Eric Hickey, who was again cleaning out his newsagents on Bandon’s South Main Street yesterday, described the flooding that engulfed his store as “chaos”.
“We were lucky that my son and daughter were here for the holidays and lifted stuff out of the way and thankfully with damage limitation it’s not too bad,” he said.
“All the mess, all the water, has to be got out of here starting off again from ground zero. And as we say, it could happen again tonight and tomorrow night, and with the next shower of rain it could happen again. We’re getting there. We’ve done it before and we’ll do it again. It’s an ongoing process.”
The town’s Business Alliance reiterated its intent to withdraw payment of commercial property rates if flood relief works have not started in Bandon by June 30. In a statement the Bandon Business Alliance said that while it understands that responsibility for the flood relief scheme lies with the Office of Public Works, its rates are paid to the local authority “to allow our members to function normally”.
“The alliance does not accept that Cork County Council take €1.1m per annum in rates from its members whilst at the same time attempting to absolve themselves from responsibility,” the statement read.
In the East Cork town of Midleton, Cork County Council relocated its tenants hit by floods to other available houses in its stock.
However, housing families in private rental accommodation has becoming increasingly difficult, with one local representative describing the situation as reaching crisis point.
Cllr Pat Buckley said while flooding on Midleton’s main street had subsided yesterday, it was still a problem on the Tallow road, particularly in Lauriston Park where residents have been evacuated from their homes.
“People are putting family and friends up in their spare room. The hotels have been great, and we’re trying them and B&Bs, but we’re running out of space,” he said.
The nearby Fota Wildlife Park reopened yesterday, having closed the day before due to the adverse conditions.
“We had to close because the lower end of the park got flooded as a result of Storm Frank, but all the animals are fine and being looked after by our wardens,” said Fota’s head of marketing, Stephen Ryan.

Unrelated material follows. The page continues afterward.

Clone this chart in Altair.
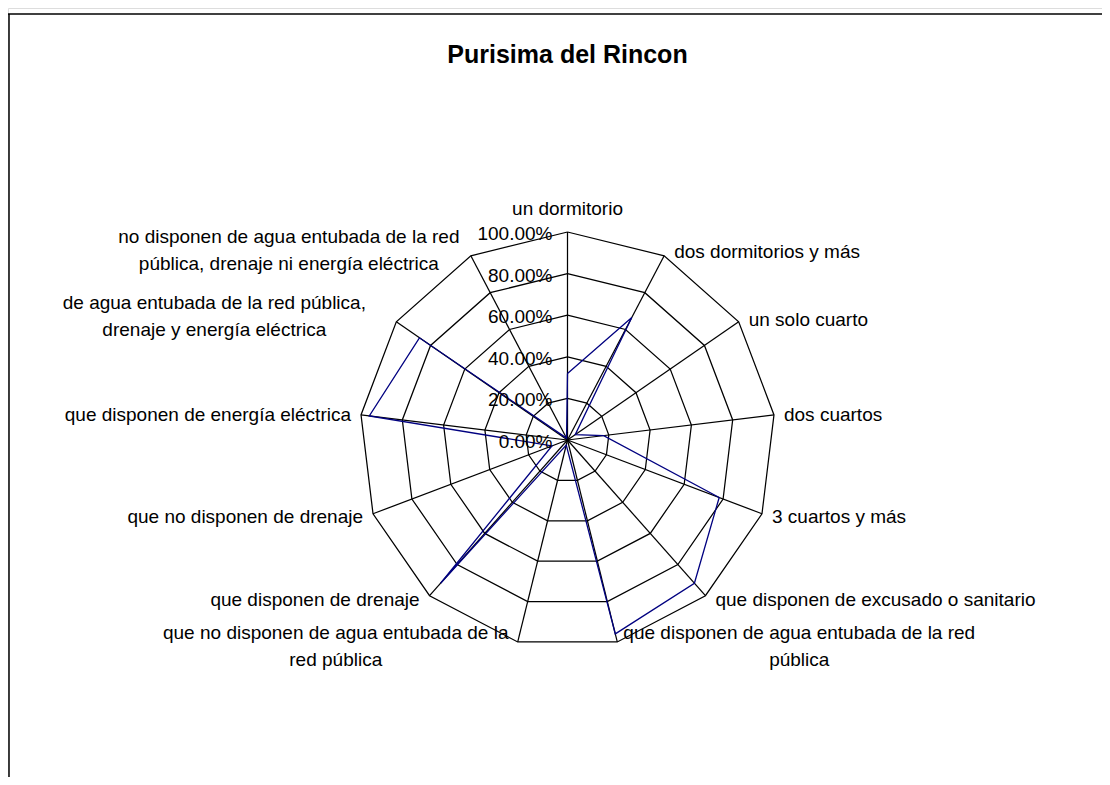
import altair as alt
import pandas as pd

# ---------------- data ----------------
title_text = "Purisima del Rincon"
categories = [
    "un dormitorio",
    "dos dormitorios y más",
    "un solo cuarto",
    "dos cuartos",
    "3 cuartos y más",
    "que disponen de excusado o sanitario",
    "que disponen de agua entubada de la red\npública",
    "que no disponen de agua entubada de la\nred pública",
    "que disponen de drenaje",
    "que no disponen de drenaje",
    "que disponen de energía eléctrica",
    "de agua entubada de la red pública,\ndrenaje y energía eléctrica",
    "no disponen de agua entubada de la red\npública, drenaje ni energía eléctrica",
]
values = [32.0, 66.5, 4.5, 17.5, 78.0, 92.0, 96.0, 2.5, 92.0, 8.0, 96.0, 86.5, 1.0]
grid_levels = [20, 40, 60, 80, 100]
tick_levels = [0, 20, 40, 60, 80, 100]

# ---------------- layout / style ----------------
W, H = 1094, 769
R_PX = 208.0            # pixels for 100 %
CX, CY = 559.5, 432.0   # centre of the radar inside the view (pixels)
PX = 1.0 / R_PX         # one pixel in data units
XDOM = [-CX / R_PX, (W - CX) / R_PX]
YDOM = [-(H - CY) / R_PX, CY / R_PX]
FONT = "Liberation Sans"
FS = 19
LH = 27
N = len(categories)

xs = alt.Scale(domain=XDOM, nice=False, zero=False)
ys = alt.Scale(domain=YDOM, nice=False, zero=False)

theta = f"2*PI*datum.idx/{N}"

# ---------------- tables ----------------
series_df = pd.DataFrame({
    "idx": list(range(N)) + [N],
    "cat": categories + [categories[0]],
    "value": values + [values[0]],
})
grid_df = pd.DataFrame([{"level": lv, "idx": i} for lv in grid_levels for i in range(N + 1)])
spoke_df = pd.DataFrame({"idx": list(range(N))})
tick_df = pd.DataFrame({"level": tick_levels})
label_df = pd.DataFrame({"idx": list(range(N)), "cat": categories})
title_df = pd.DataFrame({"t": [title_text]})

# grid rings
rings = alt.Chart(grid_df).transform_calculate(
    x=f"datum.level/100*sin({theta})",
    y=f"datum.level/100*cos({theta})",
).mark_line(color="black", strokeWidth=1.25).encode(
    x=alt.X("x:Q", scale=xs, axis=None),
    y=alt.Y("y:Q", scale=ys, axis=None),
    detail="level:N",
    order="idx:Q",
)

# spokes
spokes = alt.Chart(spoke_df).transform_calculate(
    x0="0", y0="0",
    sx=f"sin({theta})", sy=f"cos({theta})",
).mark_rule(color="black", strokeWidth=1.25).encode(
    x=alt.X("x0:Q", scale=xs, axis=None),
    y=alt.Y("y0:Q", scale=ys, axis=None),
    x2="sx:Q",
    y2="sy:Q",
)

# data series
series = alt.Chart(series_df).transform_calculate(
    x=f"datum.value/100*sin({theta})",
    y=f"datum.value/100*cos({theta})",
).mark_line(color="#000080", strokeWidth=1.3).encode(
    x=alt.X("x:Q", scale=xs, axis=None),
    y=alt.Y("y:Q", scale=ys, axis=None),
    order="idx:Q",
)

# radial tick labels
ticks = alt.Chart(tick_df).transform_calculate(
    x0="0", frac="datum.level/100",
).mark_text(align="right", baseline="middle", dx=-15, dy=2,
            font=FONT, fontSize=FS, color="black").encode(
    x=alt.X("x0:Q", scale=xs, axis=None),
    y=alt.Y("frac:Q", scale=ys, axis=None),
    text=alt.Text("frac:Q", format=".2%"),
)

# category labels
lab_base = alt.Chart(label_df).transform_calculate(
    s=f"sin({theta})", c=f"cos({theta})",
    nlines="length(split(datum.cat, '\\n'))",
).transform_calculate(
    side="datum.s > 0.05 ? 1 : (datum.s < -0.05 ? -1 : 0)",
    wrapped="datum.nlines > 1 ? 1 : 0",
).transform_calculate(
    lx=(f"datum.wrapped == 1 ? datum.s + datum.side*182*{PX} : "
        f"datum.s + datum.side*10*{PX}"),
    ly=(f"datum.side == 0 ? datum.c + 23*{PX} : "
        f"(datum.wrapped == 1 ? datum.c + (datum.c > 0 ? 1 : -1)*5*{PX} "
        f"+ (datum.nlines - 1)*{LH / 2}*{PX} : "
        f"datum.c*(1 + 5*{PX}) - 1*{PX})"),
)

def label_layer(filt, align):
    return lab_base.transform_filter(filt).mark_text(
        align=align, baseline="middle", font=FONT, fontSize=FS,
        color="black", lineBreak="\n", lineHeight=LH,
    ).encode(
        x=alt.X("lx:Q", scale=xs, axis=None),
        y=alt.Y("ly:Q", scale=ys, axis=None),
        text="cat:N",
    )

lab_left = label_layer("datum.wrapped == 0 && datum.side == 1", "left")
lab_right = label_layer("datum.wrapped == 0 && datum.side == -1", "right")
lab_center = label_layer("datum.wrapped == 1 || datum.side == 0", "center")

# title
title = alt.Chart(title_df).mark_text(
    font=FONT, fontSize=25, fontWeight="bold", align="center",
    baseline="alphabetic", color="black",
).encode(text="t:N", x=alt.value(CX), y=alt.value(55))

# outer frame (top and left edges visible in the reference)
frame_top = alt.Chart(title_df).mark_rule(color="black", strokeWidth=1.5).encode(
    x=alt.value(0), x2=alt.value(W), y=alt.value(6))
frame_left = alt.Chart(title_df).mark_rule(color="black", strokeWidth=1.5).encode(
    x=alt.value(1), y=alt.value(6), y2=alt.value(H))

chart = alt.layer(
    frame_top, frame_left, rings, spokes, series, ticks,
    lab_left, lab_right, lab_center, title,
).properties(
    width=W, height=H, padding=0,
    autosize=alt.AutoSizeParams(type="none"),
).configure_view(stroke=None).configure(background="white")

chart.save("out.html", embed_options={"renderer": "svg", "actions": False})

Mr Ryan also thanked the public for their well wishes: “We got lovely messages on Facebook and Twitter yesterday saying that our staff were doing a great job looking after the animals in such horrific conditions. ”
Gardaí yesterday said that the N25 between Castlemartyr and Killeagh was still “severely flooded” and will not re-open to traffic until today at the earliest, with diversions put in place.
In Cork City, the N22 Carrigrohane Rd was closed between Victoria Cross and Carrigrohane due to flooding. The stretch of road is downstream from the ESB’s Inniscarra Dam, and the utility yesterday warned that it may have to increase the discharge level from the dam depending on what weather the next few days brings.
Bernardine Maloney, corporate communications and public affairs manager, said the inflow of water into the dam has been over 750 cubic metres per second.
“They’re releasing 250 cubic metres per second at the moment, and they have been doing that since yesterday morning,” she told RTÉ’s Morning Ireland.
“There is more rain forecast over the next number of days, so they may need to increase above 250, depending on the actual rain that comes into that catchment area”.
Cork City Council has warned property owners “to maintain high levels of preparedness for flooding in the Carrigrohane Road and Lee Road areas”. It does not expect the city centre to flood.